Otto A Totland: Pinô (CD, Sonic Pieces, Jan 2014)

From the first few notes, it’s obvious what this album is going to be like: delicate, intimate piano compositions, recorded with that close-miked sound which is Nils Frahm’s trademark. Handily, that’s a thing I really like, and it seems to have gone somewhat out of fashion, so this record — the debut solo album by the other half of Deaf Center — is very welcome. It’s really nice stuff, the sort of negative-space record where the expertly judged gaps between the notes are as important as the notes themselves. At 18 tracks in 42 minutes, it zips along, each leaving you wanting more. Truly lovely.

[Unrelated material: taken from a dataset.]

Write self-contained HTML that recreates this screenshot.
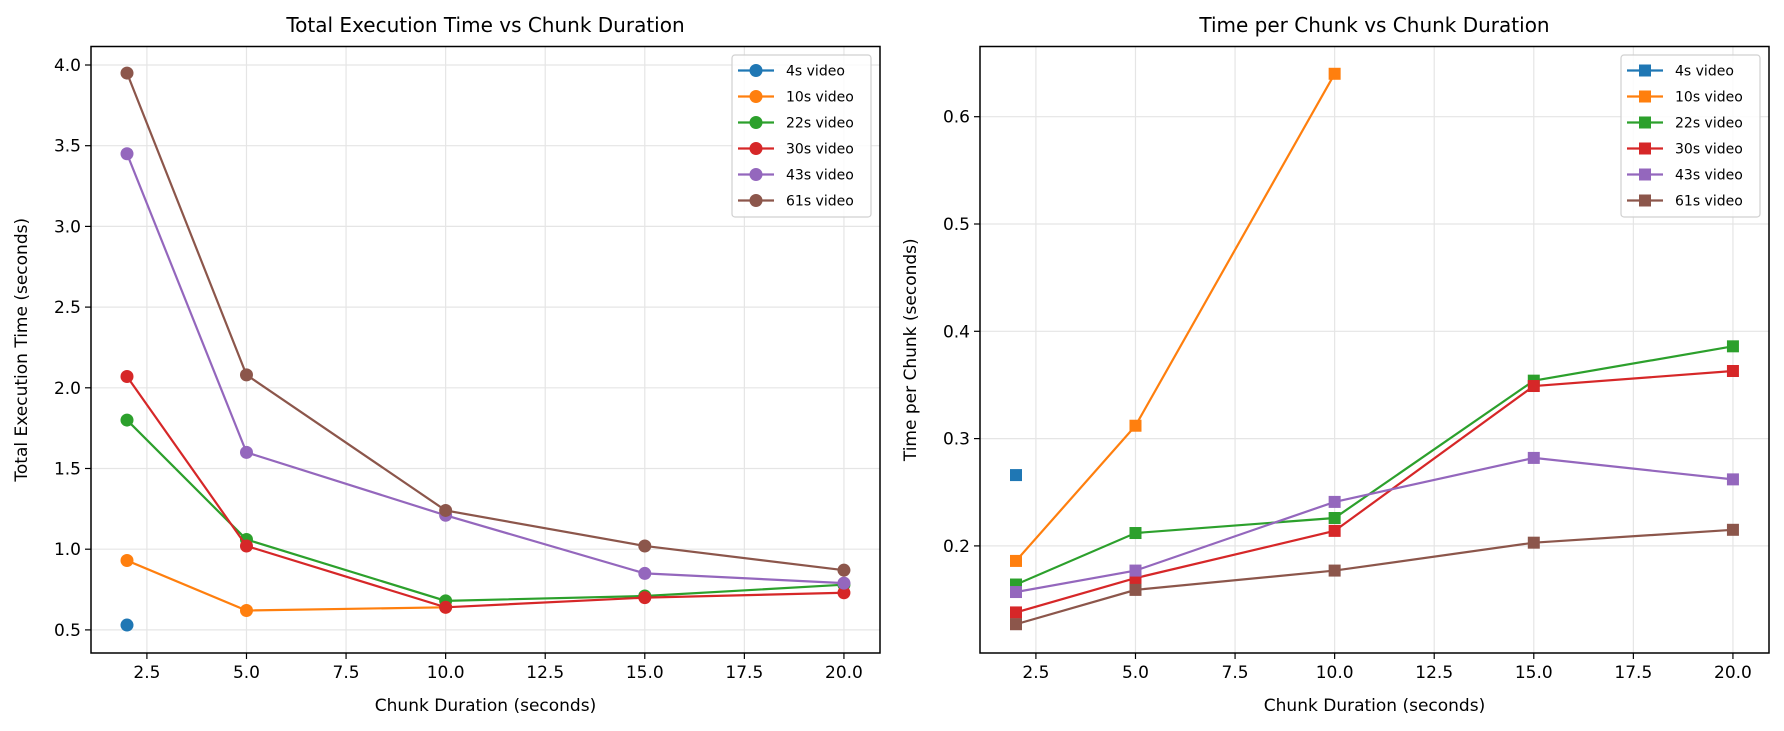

I bought this from Boomkat. They call it Modern Classical / Ambient.

Dictaphone: Poems From A Rooftop (CD, Sonic Pieces, April 2012)

This record has a wonderfully fresh take on the modern classical template, and I can’t quite put my finger on what it’s doing. We get sonorous chimes, tinkling pianos, and atmospheric strings. We get some jazzy touches, like the soulful reed instruments and the percussion’s tendency towards soft brushes and hand-claps. We get a subtle washes of static, and snatches of samples. (There is one straight-forward vocal track, Rattle, and I have to say I find it jarring in this context.) The whole thing is gently propulsive, which makes a change, and there are some interesting tonalities at work. Whatever it does, I think it’s smashing. (Also, I approve of the film-geek-friendly track titles.)

I bought this directly from the label.